• [Description of the task]:
Starting at the line that contains "Generate a Python" and stopping after the line that contains "ax = fig.add_axes([0.140, 0.115, 0.842, 0.862])", copy the lines exactly. Pictures are left out.
....
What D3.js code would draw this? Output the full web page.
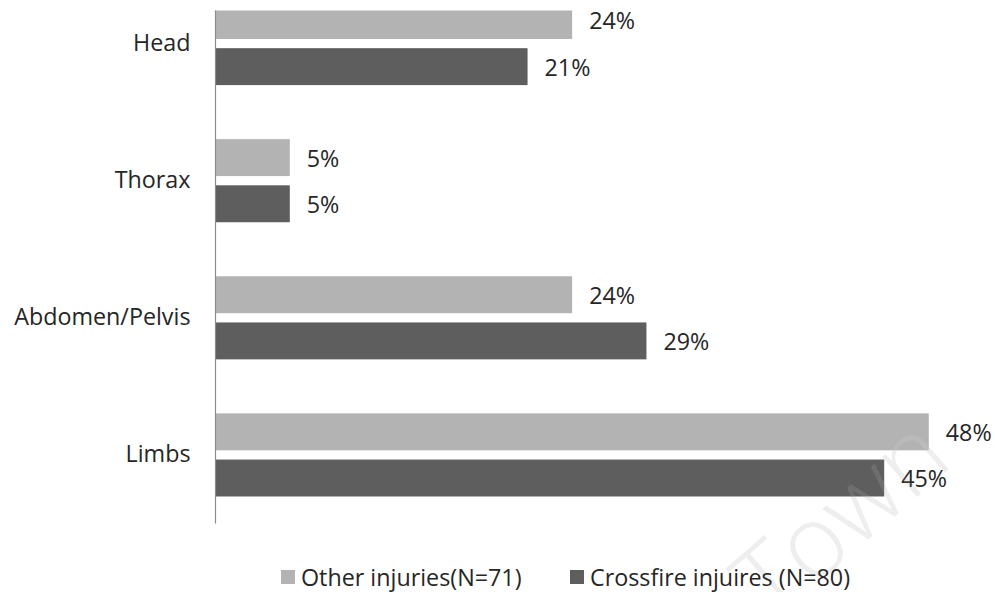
<!DOCTYPE html>
<html>
<head>
<meta charset="utf-8">
<script src="https://cdn.jsdelivr.net/npm/d3@7"></script>
<style>
  html, body { margin: 0; padding: 0; background: #fff; }
  svg { display: block; }
  text { font-family: "Open Sans", "Noto Sans", sans-serif; }
</style>
</head>
<body>
<svg id="chart" width="995" height="592"></svg>
<script>
// ---- data ----
const categories = ["Head", "Thorax", "Abdomen/Pelvis", "Limbs"];
const seriesNames = ["Other injuries(N=71)", "Crossfire injuires (N=80)"];
const otherInjuries = [24, 5, 24, 48];
const crossfireInjuries = [21, 5, 29, 45];
const seriesColors = ["#b3b3b3", "#5e5e5e"];

const seriesValues = [otherInjuries, crossfireInjuries];
const rows = categories.map((c, i) => ({
  cat: c,
  vals: seriesNames.map((s, j) => ({ key: s, idx: j, v: seriesValues[j][i] }))
}));

const svg = d3.select("#chart");
const W = 995, H = 592;
const FS = 23.3;

const x = d3.scaleLinear().domain([0, 50]).range([215.5, 215.5 + 50 * 14.86]);
const y0 = d3.scaleBand().domain(categories).range([-25, 523.5])
  .paddingInner(0.394).paddingOuter(0.197);
const y1 = d3.scaleBand().domain(seriesNames).range([0, y0.bandwidth()])
  .paddingInner(0.2).paddingOuter(0);

const wmTransform = "translate(838,514) rotate(-41)";
// watermark (under layer)
svg.append("text")
  .attr("transform", wmTransform)
  .attr("text-anchor", "middle")
  .attr("dominant-baseline", "central")
  .attr("font-size", 100)
  .attr("font-weight", 300)
  .attr("fill", "#ececec")
  .text("Town");

svg.append("defs").append("clipPath").attr("id", "plotclip")
  .append("rect").attr("x", 0).attr("y", 10.5).attr("width", W).attr("height", H);

const plot = svg.append("g").attr("clip-path", "url(#plotclip)");

const groups = plot.selectAll("g.grp").data(rows).join("g")
  .attr("class", "grp")
  .attr("transform", d => `translate(0,${y0(d.cat)})`);

groups.selectAll("rect").data(d => d.vals).join("rect")
  .attr("x", x(0))
  .attr("y", d => y1(d.key))
  .attr("height", y1.bandwidth())
  .attr("width", d => x(d.v) - x(0))
  .attr("fill", d => seriesColors[d.idx]);

groups.selectAll("text.val").data(d => d.vals).join("text")
  .attr("class", "val")
  .attr("x", d => x(d.v) + 17)
  .attr("y", d => y1(d.key) + y1.bandwidth() / 2)
  .attr("dominant-baseline", "central")
  .attr("font-size", FS)
  .attr("fill", "#262626")
  .text(d => d.v + "%");

// category axis
const yAxis = d3.axisLeft(y0).tickSize(0).tickPadding(25).tickFormat(d => d);
const ax = plot.append("g").attr("transform", `translate(${x(0)},0)`).call(yAxis);
ax.select(".domain").attr("stroke", "#8c8c8c").attr("stroke-width", 1.2)
  .attr("d", `M0,${y0.range()[0]}V${y0.range()[1]}`);
ax.selectAll(".tick text")
  .attr("font-family", "Open Sans, Noto Sans, sans-serif")
  .attr("font-size", FS)
  .attr("fill", "#262626");

// watermark overlay (faint over bars)
svg.append("text")
  .attr("transform", wmTransform)
  .attr("text-anchor", "middle")
  .attr("dominant-baseline", "central")
  .attr("font-size", 100)
  .attr("font-weight", 300)
  .attr("fill", "#ffffff")
  .attr("fill-opacity", 0.1)
  .text("Town");

// legend
const legendX = [281, 570];
const lg = svg.append("g");
seriesNames.forEach((s, i) => {
  lg.append("rect")
    .attr("x", legendX[i]).attr("y", 570)
    .attr("width", 14).attr("height", 14)
    .attr("fill", seriesColors[i]);
  lg.append("text")
    .attr("x", legendX[i] + 20).attr("y", 577)
    .attr("dominant-baseline", "central")
    .attr("font-size", FS)
    .attr("fill", "#262626")
    .text(s);
});
</script>
</body>
</html>
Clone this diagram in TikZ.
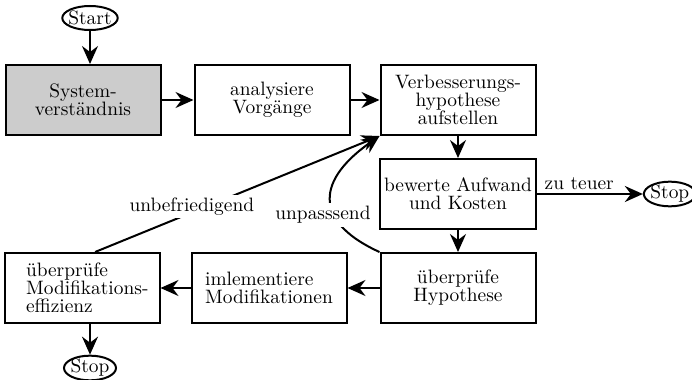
\documentclass[tikz,border=0pt]{standalone}
\usepackage{tikz}
\usetikzlibrary{arrows.meta,positioning,shapes.geometric}
\tikzset{
    flow-box/.style = {draw, line width=1pt, rectangle, minimum width=77.5pt, minimum height=35pt, inner sep=2pt, align=center, font=\fontsize{9.7}{9}\selectfont},
    flow-term/.style = {draw, line width=1pt, ellipse, inner sep=0pt, inner xsep=-1pt, minimum width=26pt, minimum height=12pt, font=\fontsize{9.7}{9}\selectfont},
    flow-arrow/.style = {line width=1pt, -{Stealth[length=9pt, width=8pt, inset=3pt]}},
    flow-label/.style = {inner sep=1.5pt, font=\fontsize{9.7}{9}\selectfont},
}

\begin{document}
\begin{tikzpicture}[x=0.5pt, y=-0.5pt]
\useasboundingbox (0,0) rectangle (692,380);
% boxes
\node[flow-box, fill=gray!40] (sys) at (83,100) {System-\\verständnis};
\node[flow-box, right=16pt of sys] (ana) {analysiere\\Vorgänge};
\node[flow-box, right=14.5pt of ana] (hyp) {Verbesserungs-\\hypothese\\aufstellen};
\node[flow-box, below=11pt of hyp] (bew) {bewerte Aufwand\\und Kosten};
\node[flow-box, below=11pt of bew] (chkhyp) {überprüfe\\Hypothese};
\node[flow-box, left=16pt of chkhyp, align=left] (impl) {imlementiere\\Modifikationen};
\node[flow-box, left=15pt of impl, text width=56pt, align=left] (chkmod) {überprüfe\\\mbox{Modifikations-}\\effizienz};
% start and stop
\node[flow-term] (start) at (90,18) {Start};
\node[flow-term, right=53pt of bew] (stopA) {Stop};
\node[flow-term] (stopB) at (90,368) {Stop};

\draw[flow-arrow] (start) -- (start |- sys.north);
\draw[flow-arrow] (sys) -- (ana);
\draw[flow-arrow] (ana) -- (hyp);
\draw[flow-arrow] (hyp) -- (bew);
\draw[flow-arrow] (bew) -- node[flow-label, above, pos=0.4] {zu teuer} (stopA);
\draw[flow-arrow] (bew) -- (chkhyp);
\draw[flow-arrow] (chkhyp) -- (impl);
\draw[flow-arrow] (impl) -- (chkmod);
\draw[flow-arrow] (chkmod.south -| stopB) -- (stopB);
% loops back
\draw[flow-arrow] (chkmod.70) -- node[flow-label, fill=white, pos=0.34, yshift=3pt] {unbefriedigend} (hyp.south west);
\draw[flow-arrow] (chkhyp.north west) .. controls (320,225) and (310,185) .. node[flow-label, fill=white, pos=0.45, xshift=-4.5pt, yshift=-3.5pt] {unpasssend} (hyp.south west);
\end{tikzpicture}
\end{document}
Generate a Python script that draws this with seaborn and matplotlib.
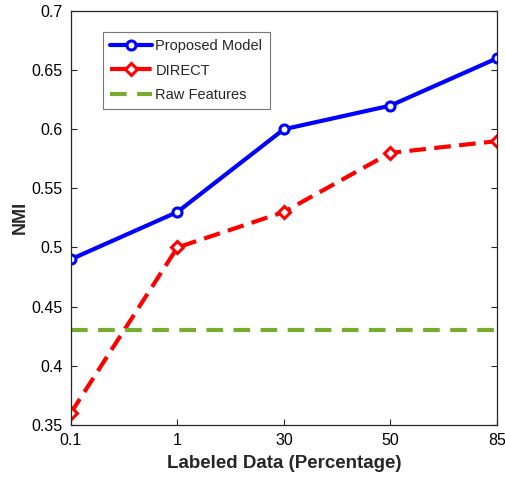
import pandas as pd
import matplotlib
matplotlib.use("Agg")
import matplotlib.pyplot as plt
import seaborn as sns

# data
x_labels = ['0.1', '1', '30', '50', '85']
proposed = [0.49, 0.53, 0.60, 0.62, 0.66]
direct = [0.36, 0.50, 0.53, 0.58, 0.59]
raw = [0.43, 0.43, 0.43, 0.43, 0.43]

pos = list(range(len(x_labels)))

sns.set_style("white")
plt.rcParams['font.family'] = ['Liberation Sans', 'DejaVu Sans']

fig = plt.figure(figsize=(5.06, 4.8), dpi=100)
ax = fig.add_axes([0.140, 0.115, 0.842, 0.862])

sns.lineplot(x=pos, y=proposed, ax=ax, color='#0000ff', linewidth=3,
             marker='o', markersize=6.5, markerfacecolor='white',
             markeredgecolor='#0000ff', markeredgewidth=2.2, label='Proposed Model')
sns.lineplot(x=pos, y=direct, ax=ax, color='#ff0000', linewidth=3,
             marker='D', markersize=6, markerfacecolor='white',
             markeredgecolor='#ff0000', markeredgewidth=2.2, label='DIRECT')
ax.lines[-1].set_dashes([4, 2])
sns.lineplot(x=pos, y=raw, ax=ax, color='#77ac30', linewidth=3, label='Raw Features')
ax.lines[-1].set_dashes([4, 2.5])

ax.set_xlim(0, 4)
ax.set_ylim(0.35, 0.7)
ax.set_xticks(pos)
ax.set_xticklabels(x_labels)
ax.set_yticks([0.35, 0.4, 0.45, 0.5, 0.55, 0.6, 0.65, 0.7])
ax.set_yticklabels(['0.35', '0.4', '0.45', '0.5', '0.55', '0.6', '0.65', '0.7'])
ax.tick_params(direction='in', length=4, width=0.8, labelsize=11.5, color='#262626',
               labelcolor='black', bottom=True, left=True, top=True, right=True, pad=6)
ax.tick_params(axis='x', top=False)
for s in ax.spines.values():
    s.set_color('#262626')
    s.set_linewidth(0.9)

ax.set_xlabel('Labeled Data (Percentage)', fontsize=13.5, fontweight='bold', labelpad=5)
ax.set_ylabel('NMI', fontsize=13, fontweight='bold', labelpad=2)

leg = ax.legend(loc='upper left', bbox_to_anchor=(0.075, 0.95), fontsize=10.5,
                frameon=True, fancybox=False, handlelength=2.9, borderpad=0.5,
                labelspacing=0.72, handletextpad=0.2, borderaxespad=0)
leg.get_frame().set_edgecolor('#555555')
leg.get_frame().set_linewidth(0.8)

fig.savefig('out.png', dpi=100)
....
• [Exercise result]:
Generate a Python script that draws this with seaborn and matplotlib.
import pandas as pd
import matplotlib
matplotlib.use("Agg")
import matplotlib.pyplot as plt
import seaborn as sns

# data
x_labels = ['0.1', '1', '30', '50', '85']
proposed = [0.49, 0.53, 0.60, 0.62, 0.66]
direct = [0.36, 0.50, 0.53, 0.58, 0.59]
raw = [0.43, 0.43, 0.43, 0.43, 0.43]

pos = list(range(len(x_labels)))

sns.set_style("white")
plt.rcParams['font.family'] = ['Liberation Sans', 'DejaVu Sans']

fig = plt.figure(figsize=(5.06, 4.8), dpi=100)
ax = fig.add_axes([0.140, 0.115, 0.842, 0.862])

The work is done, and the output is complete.